PROVIDED MATERIAL –
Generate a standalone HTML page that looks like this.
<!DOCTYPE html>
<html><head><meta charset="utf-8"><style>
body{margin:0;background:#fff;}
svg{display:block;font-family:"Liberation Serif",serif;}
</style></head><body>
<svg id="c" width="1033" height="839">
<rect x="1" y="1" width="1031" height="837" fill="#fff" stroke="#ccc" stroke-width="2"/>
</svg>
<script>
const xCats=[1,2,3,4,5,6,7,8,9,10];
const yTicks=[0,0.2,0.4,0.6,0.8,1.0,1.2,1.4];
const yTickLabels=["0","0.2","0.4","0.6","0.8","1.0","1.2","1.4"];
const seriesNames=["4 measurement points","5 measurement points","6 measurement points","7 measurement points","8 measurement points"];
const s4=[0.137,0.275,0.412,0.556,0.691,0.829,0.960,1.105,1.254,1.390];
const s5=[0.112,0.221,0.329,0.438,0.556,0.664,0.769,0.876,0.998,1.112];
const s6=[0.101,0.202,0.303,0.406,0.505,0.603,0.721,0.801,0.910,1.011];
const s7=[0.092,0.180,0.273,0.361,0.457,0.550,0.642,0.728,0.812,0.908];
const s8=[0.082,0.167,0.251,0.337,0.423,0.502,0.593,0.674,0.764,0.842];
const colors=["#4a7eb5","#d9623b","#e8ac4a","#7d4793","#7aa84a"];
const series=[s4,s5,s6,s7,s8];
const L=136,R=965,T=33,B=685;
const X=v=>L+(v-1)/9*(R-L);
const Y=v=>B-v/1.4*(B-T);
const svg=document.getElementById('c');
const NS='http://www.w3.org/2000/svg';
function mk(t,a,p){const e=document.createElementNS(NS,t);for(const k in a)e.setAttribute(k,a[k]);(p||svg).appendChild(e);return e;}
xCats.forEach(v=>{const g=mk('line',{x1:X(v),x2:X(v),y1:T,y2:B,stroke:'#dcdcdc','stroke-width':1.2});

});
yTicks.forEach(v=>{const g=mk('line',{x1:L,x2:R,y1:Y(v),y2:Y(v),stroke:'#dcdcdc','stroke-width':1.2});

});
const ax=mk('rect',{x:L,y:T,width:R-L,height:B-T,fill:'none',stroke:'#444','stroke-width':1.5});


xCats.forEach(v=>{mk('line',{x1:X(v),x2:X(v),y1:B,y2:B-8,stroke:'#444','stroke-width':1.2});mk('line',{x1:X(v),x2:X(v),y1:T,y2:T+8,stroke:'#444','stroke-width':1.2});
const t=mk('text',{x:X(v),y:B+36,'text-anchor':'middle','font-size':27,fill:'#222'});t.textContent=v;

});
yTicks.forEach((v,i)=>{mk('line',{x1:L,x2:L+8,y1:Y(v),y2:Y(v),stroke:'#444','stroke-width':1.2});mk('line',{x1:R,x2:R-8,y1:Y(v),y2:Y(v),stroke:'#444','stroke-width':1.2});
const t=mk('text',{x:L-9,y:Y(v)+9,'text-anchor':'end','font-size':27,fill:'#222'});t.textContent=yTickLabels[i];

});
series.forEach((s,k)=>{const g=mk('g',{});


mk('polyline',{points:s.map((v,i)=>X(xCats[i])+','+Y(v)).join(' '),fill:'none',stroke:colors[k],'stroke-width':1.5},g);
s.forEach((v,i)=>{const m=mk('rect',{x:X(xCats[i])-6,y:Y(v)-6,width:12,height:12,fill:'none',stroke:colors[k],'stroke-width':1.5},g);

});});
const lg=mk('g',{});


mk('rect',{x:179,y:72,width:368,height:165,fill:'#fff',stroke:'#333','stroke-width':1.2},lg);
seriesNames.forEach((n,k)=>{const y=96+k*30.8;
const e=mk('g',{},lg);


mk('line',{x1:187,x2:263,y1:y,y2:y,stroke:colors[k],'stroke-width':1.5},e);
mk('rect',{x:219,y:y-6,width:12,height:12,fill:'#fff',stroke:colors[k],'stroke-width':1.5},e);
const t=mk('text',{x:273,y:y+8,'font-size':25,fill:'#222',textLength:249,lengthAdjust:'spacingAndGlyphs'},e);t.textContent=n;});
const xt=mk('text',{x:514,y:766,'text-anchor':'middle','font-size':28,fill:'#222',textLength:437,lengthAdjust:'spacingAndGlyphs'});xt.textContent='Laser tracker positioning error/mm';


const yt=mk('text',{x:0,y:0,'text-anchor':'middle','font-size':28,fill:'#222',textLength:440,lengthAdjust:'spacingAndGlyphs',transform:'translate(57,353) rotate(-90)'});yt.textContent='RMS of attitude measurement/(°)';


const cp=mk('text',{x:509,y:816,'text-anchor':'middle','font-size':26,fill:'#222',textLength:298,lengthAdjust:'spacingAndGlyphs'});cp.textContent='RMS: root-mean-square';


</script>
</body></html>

EXERCISE DETAILS – Write out the listing once more, matching it exactly.

THE REPLY –
Generate a standalone HTML page that looks like this.
<!DOCTYPE html>
<html><head><meta charset="utf-8"><style>
body{margin:0;background:#fff;}
svg{display:block;font-family:"Liberation Serif",serif;}
</style></head><body>
<svg id="c" width="1033" height="839">
<rect x="1" y="1" width="1031" height="837" fill="#fff" stroke="#ccc" stroke-width="2"/>
</svg>
<script>
const xCats=[1,2,3,4,5,6,7,8,9,10];
const yTicks=[0,0.2,0.4,0.6,0.8,1.0,1.2,1.4];
const yTickLabels=["0","0.2","0.4","0.6","0.8","1.0","1.2","1.4"];
const seriesNames=["4 measurement points","5 measurement points","6 measurement points","7 measurement points","8 measurement points"];
const s4=[0.137,0.275,0.412,0.556,0.691,0.829,0.960,1.105,1.254,1.390];
const s5=[0.112,0.221,0.329,0.438,0.556,0.664,0.769,0.876,0.998,1.112];
const s6=[0.101,0.202,0.303,0.406,0.505,0.603,0.721,0.801,0.910,1.011];
const s7=[0.092,0.180,0.273,0.361,0.457,0.550,0.642,0.728,0.812,0.908];
const s8=[0.082,0.167,0.251,0.337,0.423,0.502,0.593,0.674,0.764,0.842];
const colors=["#4a7eb5","#d9623b","#e8ac4a","#7d4793","#7aa84a"];
const series=[s4,s5,s6,s7,s8];
const L=136,R=965,T=33,B=685;
const X=v=>L+(v-1)/9*(R-L);
const Y=v=>B-v/1.4*(B-T);
const svg=document.getElementById('c');
const NS='http://www.w3.org/2000/svg';
function mk(t,a,p){const e=document.createElementNS(NS,t);for(const k in a)e.setAttribute(k,a[k]);(p||svg).appendChild(e);return e;}
xCats.forEach(v=>{const g=mk('line',{x1:X(v),x2:X(v),y1:T,y2:B,stroke:'#dcdcdc','stroke-width':1.2});

});
yTicks.forEach(v=>{const g=mk('line',{x1:L,x2:R,y1:Y(v),y2:Y(v),stroke:'#dcdcdc','stroke-width':1.2});

});
const ax=mk('rect',{x:L,y:T,width:R-L,height:B-T,fill:'none',stroke:'#444','stroke-width':1.5});


xCats.forEach(v=>{mk('line',{x1:X(v),x2:X(v),y1:B,y2:B-8,stroke:'#444','stroke-width':1.2});mk('line',{x1:X(v),x2:X(v),y1:T,y2:T+8,stroke:'#444','stroke-width':1.2});
const t=mk('text',{x:X(v),y:B+36,'text-anchor':'middle','font-size':27,fill:'#222'});t.textContent=v;

});
yTicks.forEach((v,i)=>{mk('line',{x1:L,x2:L+8,y1:Y(v),y2:Y(v),stroke:'#444','stroke-width':1.2});mk('line',{x1:R,x2:R-8,y1:Y(v),y2:Y(v),stroke:'#444','stroke-width':1.2});
const t=mk('text',{x:L-9,y:Y(v)+9,'text-anchor':'end','font-size':27,fill:'#222'});t.textContent=yTickLabels[i];

});
series.forEach((s,k)=>{const g=mk('g',{});


mk('polyline',{points:s.map((v,i)=>X(xCats[i])+','+Y(v)).join(' '),fill:'none',stroke:colors[k],'stroke-width':1.5},g);
s.forEach((v,i)=>{const m=mk('rect',{x:X(xCats[i])-6,y:Y(v)-6,width:12,height:12,fill:'none',stroke:colors[k],'stroke-width':1.5},g);

});});
const lg=mk('g',{});


mk('rect',{x:179,y:72,width:368,height:165,fill:'#fff',stroke:'#333','stroke-width':1.2},lg);
seriesNames.forEach((n,k)=>{const y=96+k*30.8;
const e=mk('g',{},lg);


mk('line',{x1:187,x2:263,y1:y,y2:y,stroke:colors[k],'stroke-width':1.5},e);
mk('rect',{x:219,y:y-6,width:12,height:12,fill:'#fff',stroke:colors[k],'stroke-width':1.5},e);
const t=mk('text',{x:273,y:y+8,'font-size':25,fill:'#222',textLength:249,lengthAdjust:'spacingAndGlyphs'},e);t.textContent=n;});
const xt=mk('text',{x:514,y:766,'text-anchor':'middle','font-size':28,fill:'#222',textLength:437,lengthAdjust:'spacingAndGlyphs'});xt.textContent='Laser tracker positioning error/mm';


const yt=mk('text',{x:0,y:0,'text-anchor':'middle','font-size':28,fill:'#222',textLength:440,lengthAdjust:'spacingAndGlyphs',transform:'translate(57,353) rotate(-90)'});yt.textContent='RMS of attitude measurement/(°)';


const cp=mk('text',{x:509,y:816,'text-anchor':'middle','font-size':26,fill:'#222',textLength:298,lengthAdjust:'spacingAndGlyphs'});cp.textContent='RMS: root-mean-square';


</script>
</body></html>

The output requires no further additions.